_Exercise data_
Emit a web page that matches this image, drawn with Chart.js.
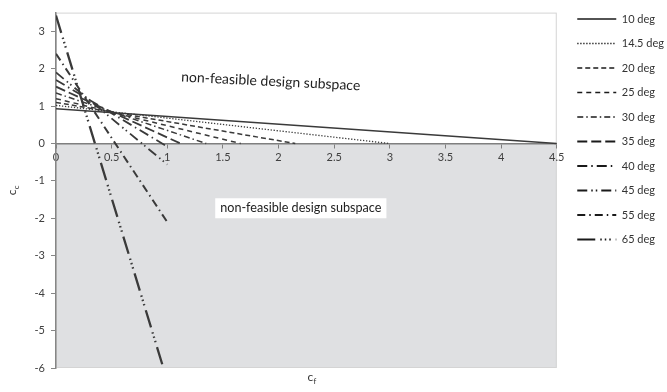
<!DOCTYPE html>
<html>
<head>
<meta charset="utf-8">
<script src="https://cdn.jsdelivr.net/npm/chart.js@4/dist/chart.umd.min.js"></script>
<style>
  html, body { margin: 0; padding: 0; background: #ffffff; }
  #wrap { width: 667px; height: 392px; }
</style>
</head>
<body>
<div id="wrap"><canvas id="c" width="667" height="392"></canvas></div>
<script>
// Design-limit lines: each runs from c_f = 0 to its end point.
const seriesNames = ['10 deg', '14.5 deg', '20 deg', '25 deg', '30 deg', '35 deg', '40 deg', '45 deg', '55 deg', '65 deg'];
const ccAtZero    = [0.93, 1.02, 1.10, 1.20, 1.35, 1.52, 1.70, 1.90, 2.40, 3.42];
const cfEnd       = [4.5, 3.0, 2.15, 1.66, 1.35, 1.12, 1.0, 1.0, 1.0, 0.965];
const ccEnd       = [0, 0, 0, 0, 0, 0, -0.08, -0.56, -2.1, -6];

const xTicks = [0, 0.5, 1, 1.5, 2, 2.5, 3, 3.5, 4, 4.5];
const yTicks = [-6, -5, -4, -3, -2, -1, 0, 1, 2, 3];

const regionLabel = 'non-feasible design subspace';

const FONT = 'Lato, "Open Sans", "Noto Sans", sans-serif';

// line styles, one per series
const dashes = [
  [],
  [1.3, 1.7],
  [5, 3],
  [5, 4],
  [6, 3, 1.5, 3],
  [10, 4],
  [10, 4, 1.5, 4],
  [10, 4, 1.5, 3, 1.5, 4],
  [8, 4, 1.5, 4],
  [18, 5, 1.5, 3, 1.5, 3, 1.5, 5]
];
const widths = [1.5, 1.3, 1.5, 1.5, 1.5, 1.8, 1.8, 1.8, 2, 2.3];

const datasets = seriesNames.map((name, i) => ({
  label: name,
  data: [{ x: 0, y: ccAtZero[i] }, { x: cfEnd[i], y: ccEnd[i] }],
  borderColor: '#3a3a3a',
  borderWidth: widths[i],
  borderDash: dashes[i],
  pointRadius: 0,
  fill: false,
  tension: 0
}));

// shading of the region below c_c = 0, plot outline, and text annotations
const plotDecor = {
  id: 'plotDecor',
  afterLayout(chart) {
    // nudge the legend column a little to the right
    const lg = chart.legend;
    if (lg) { lg.left += 7; lg.right += 7; }
  },
  beforeDraw(chart) {
    const { ctx, chartArea: a, scales } = chart;
    const y0 = scales.y.getPixelForValue(0);
    ctx.save();
    ctx.fillStyle = '#ffffff';
    ctx.fillRect(a.left, a.top, a.right - a.left, y0 - a.top);
    ctx.fillStyle = '#dfe0e2';
    ctx.fillRect(a.left, y0, a.right - a.left, a.bottom - y0);
    ctx.strokeStyle = '#d4d4d4';
    ctx.lineWidth = 1;
    ctx.strokeRect(a.left + 0.5, a.top + 0.5, a.right - a.left - 1, a.bottom - a.top - 1);
    ctx.restore();
  },
  afterDatasetsDraw(chart) {
    const { ctx, scales } = chart;
    const xs = scales.x, ys = scales.y;
    ctx.save();
    // upper label, slightly tilted
    ctx.font = '14px ' + FONT;
    ctx.fillStyle = '#222222';
    ctx.textAlign = 'center';
    ctx.textBaseline = 'middle';
    ctx.translate(xs.getPixelForValue(1.93), ys.getPixelForValue(1.66));
    ctx.rotate(2.8 * Math.PI / 180);
    ctx.fillText(regionLabel, 0, 0);
    ctx.restore();

    // lower label on a white box
    ctx.save();
    ctx.font = '12.6px ' + FONT;
    const cx = xs.getPixelForValue(2.2), cy = ys.getPixelForValue(-1.73);
    const w = ctx.measureText(regionLabel).width;
    ctx.fillStyle = '#ffffff';
    ctx.fillRect(cx - w / 2 - 5, cy - 10, w + 10, 20);
    ctx.fillStyle = '#222222';
    ctx.textAlign = 'center';
    ctx.textBaseline = 'middle';
    ctx.fillText(regionLabel, cx, cy);
    ctx.restore();
  },
  afterDraw(chart) {
    const { ctx, chartArea: a } = chart;
    ctx.save();
    ctx.fillStyle = '#333333';
    // x title: c with subscript f
    const xc = (a.left + a.right) / 2 + 6, yb = 383;
    ctx.font = '12px ' + FONT;
    ctx.textBaseline = 'alphabetic';
    ctx.textAlign = 'left';
    ctx.fillText('c', xc - 5, yb - 2);
    ctx.font = '8px ' + FONT;
    ctx.fillText('f', xc + 1, yb + 1);
    // y title: c with subscript c, rotated
    ctx.translate(16, (a.top + a.bottom) / 2);
    ctx.rotate(-Math.PI / 2);
    ctx.font = '12px ' + FONT;
    ctx.fillText('c', -5, 0);
    ctx.font = '8px ' + FONT;
    ctx.fillText('c', 1, 3);
    ctx.restore();
  }
};

new Chart(document.getElementById('c'), {
  type: 'line',
  data: { datasets },
  plugins: [plotDecor],
  options: {
    responsive: false,
    animation: false,
    devicePixelRatio: 1,
    layout: { padding: { top: 0, bottom: 24, left: 0, right: 0 } },
    plugins: {
      tooltip: { enabled: false },
      // empty spacer above the plot only (keeps the legend column at the very top)
      title: { display: true, text: '', fullSize: false, padding: 0, font: { size: 10, lineHeight: 1 } },
      legend: {
        position: 'right',
        align: 'start',
        labels: {
          usePointStyle: true,
          pointStyle: 'line',
          pointStyleWidth: 39,
          padding: 13.5,
          color: '#333333',
          font: { family: FONT, size: 11 },
          generateLabels(chart) {
            const items = Chart.defaults.plugins.legend.labels.generateLabels(chart);
            items.forEach(it => {
              const ds = chart.data.datasets[it.datasetIndex];
              it.lineDash = ds.borderDash;
              it.lineWidth = Math.min(ds.borderWidth, 2);
              it.strokeStyle = '#1a1a1a';
            });
            return items;
          }
        }
      }
    },
    scales: {
      x: {
        type: 'linear',
        position: { y: 0 },
        min: 0,
        max: 4.5,
        afterBuildTicks(s) { s.ticks = xTicks.map(v => ({ value: v })); },
        ticks: { color: '#404040', font: { family: FONT, size: 11 }, padding: 3, maxRotation: 0,
                 callback: v => String(v) },
        grid: { drawOnChartArea: false, drawTicks: true, tickLength: 4, color: '#7f7f7f' },
        border: { color: '#7f7f7f', width: 1.5 }
      },
      y: {
        type: 'linear',
        min: -6,
        max: 3.5,
        afterBuildTicks(s) { s.ticks = yTicks.map(v => ({ value: v })); },
        afterFit(s) { s.width = 56; },
        ticks: { color: '#404040', font: { family: FONT, size: 11 }, padding: 6,
                 callback: v => String(v) },
        grid: { drawOnChartArea: false, drawTicks: true, tickLength: 5, color: '#868686' },
        border: { color: '#868686', width: 1.5 }
      }
    }
  }
});
</script>
</body>
</html>
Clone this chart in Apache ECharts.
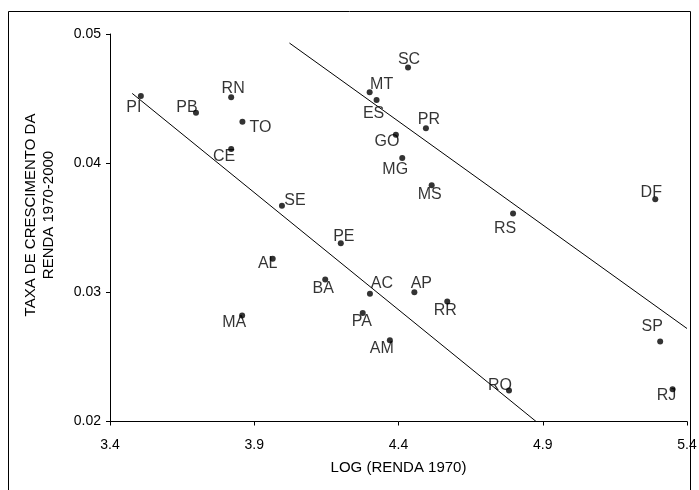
<!DOCTYPE html>
<html>
<head>
<meta charset="utf-8">
<script src="https://cdn.jsdelivr.net/npm/echarts@6/dist/echarts.min.js"></script>
<style>html,body{margin:0;padding:0;background:#fff}#c{width:699px;height:490px}</style>
</head>
<body>
<div id="c"></div>
<script>
// Data
const states = ['PI','PB','RN','TO','CE','SE','AL','BA','MA','PE','SC','MT','ES','PR','GO','MG','MS','RS','AC','AP','RR','PA','AM','RO','DF','SP','RJ'];
const logRenda1970 = [3.507,3.698,3.820,3.859,3.820,3.996,3.964,4.146,3.858,4.200,4.433,4.300,4.324,4.495,4.391,4.413,4.515,4.797,4.301,4.455,4.569,4.276,4.370,4.783,5.290,5.307,5.350];
const taxaCrescimento = [0.0452,0.0439,0.0451,0.0432,0.0411,0.0367,0.0326,0.0310,0.0282,0.0338,0.0474,0.0455,0.0449,0.0427,0.0422,0.0404,0.0383,0.0361,0.0299,0.0300,0.0293,0.0284,0.0263,0.0224,0.0372,0.0262,0.0225];
const fitLowX = [3.477, 4.877];
const fitLowY = [0.0454, 0.0200];
const fitHighX = [4.022, 5.400];
const fitHighY = [0.0493, 0.0272];
const xTicks = [3.4, 3.9, 4.4, 4.9, 5.4];
const yTicks = [0.02, 0.03, 0.04, 0.05];

// Label placement (style): offset of label centre from point, px
const labelOffset = {
  PI:[-7,12], PB:[-9,-5], RN:[2,-9], TO:[18,6], CE:[-7,8], SE:[13,-5], AL:[-5,5], BA:[-2,9],
  MA:[-8,7], PE:[3,-7], SC:[1,-8], MT:[12,-8], ES:[-3,14], PR:[3,-9], GO:[-9,7], MG:[-7,12],
  MS:[-2,9], RS:[-8,15], AC:[12,-10], AP:[7,-9], RR:[-2,9], PA:[-1,9], AM:[-8,8], RO:[-9,-5],
  DF:[-4,-7], SP:[-8,-15], RJ:[-6,6]
};

const FONT = '"Liberation Sans", Arial, sans-serif';
const chart = echarts.init(document.getElementById('c'), null, {renderer: 'canvas'});

const pts = states.map((s, i) => ({
  value: [logRenda1970[i], taxaCrescimento[i]],
  name: s,
  label: {offset: labelOffset[s]}
}));

chart.setOption({
  animation: false,
  backgroundColor: '#fff',
  textStyle: {fontFamily: FONT},
  grid: {left: 110, right: 12, top: 34, bottom: 68.5, containLabel: false, outerBoundsMode: 'none'},
  xAxis: {
    type: 'value', min: xTicks[0], max: xTicks[xTicks.length - 1], interval: 0.5,
    axisLine: {show: true, onZero: false, lineStyle: {color: '#000', width: 1}},
    axisTick: {show: true, inside: false, length: 4, lineStyle: {color: '#000'}},
    axisLabel: {color: '#000', fontSize: 14, fontFamily: FONT, margin: 17, formatter: v => v.toFixed(1)},
    splitLine: {show: false}
  },
  yAxis: {
    type: 'value', min: yTicks[0], max: yTicks[yTicks.length - 1], interval: 0.01,
    axisLine: {show: true, onZero: false, lineStyle: {color: '#000', width: 1}},
    axisTick: {show: true, inside: false, length: 4, lineStyle: {color: '#000'}},
    axisLabel: {color: '#000', fontSize: 14, fontFamily: FONT, margin: 9, formatter: v => v.toFixed(2)},
    splitLine: {show: false}
  },
  graphic: [
    {type: 'rect', silent: true, z: -1, shape: {x: 8.5, y: 11.5, width: 682, height: 500},
     style: {fill: 'none', stroke: '#000', lineWidth: 1}},
    {type: 'text', x: 398.5, y: 468, silent: true,
     style: {text: 'LOG (RENDA 1970)', fill: '#000', font: '15px ' + FONT, textAlign: 'center', textVerticalAlign: 'middle'}},
    {type: 'text', x: 40, y: 215, rotation: Math.PI / 2, silent: true,
     style: {text: 'TAXA DE CRESCIMENTO DA\nRENDA 1970-2000', fill: '#000', font: '15px ' + FONT, lineHeight: 18,
             textAlign: 'center', textVerticalAlign: 'middle'}}
  ],
  series: [
    {
      type: 'line', data: fitLowX.map((x, i) => [x, fitLowY[i]]), symbol: 'none',
      lineStyle: {color: '#000', width: 1}, silent: true, z: 2
    },
    {
      type: 'line', data: fitHighX.map((x, i) => [x, fitHighY[i]]), symbol: 'none',
      lineStyle: {color: '#000', width: 1}, silent: true, z: 2
    },
    {
      type: 'scatter', data: pts, symbol: 'circle', symbolSize: 6,
      itemStyle: {color: '#000'}, z: 3,
      label: {show: true, position: 'inside', formatter: p => p.name, color: '#000', fontSize: 16, fontFamily: FONT}
    }
  ]
});
</script>
</body>
</html>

_Written instruction_
Search the data for "this". Copy every matching line.

_Expected output_
Emit a web page that matches this image, drawn with Chart.js.
Clone this chart in Apache ECharts.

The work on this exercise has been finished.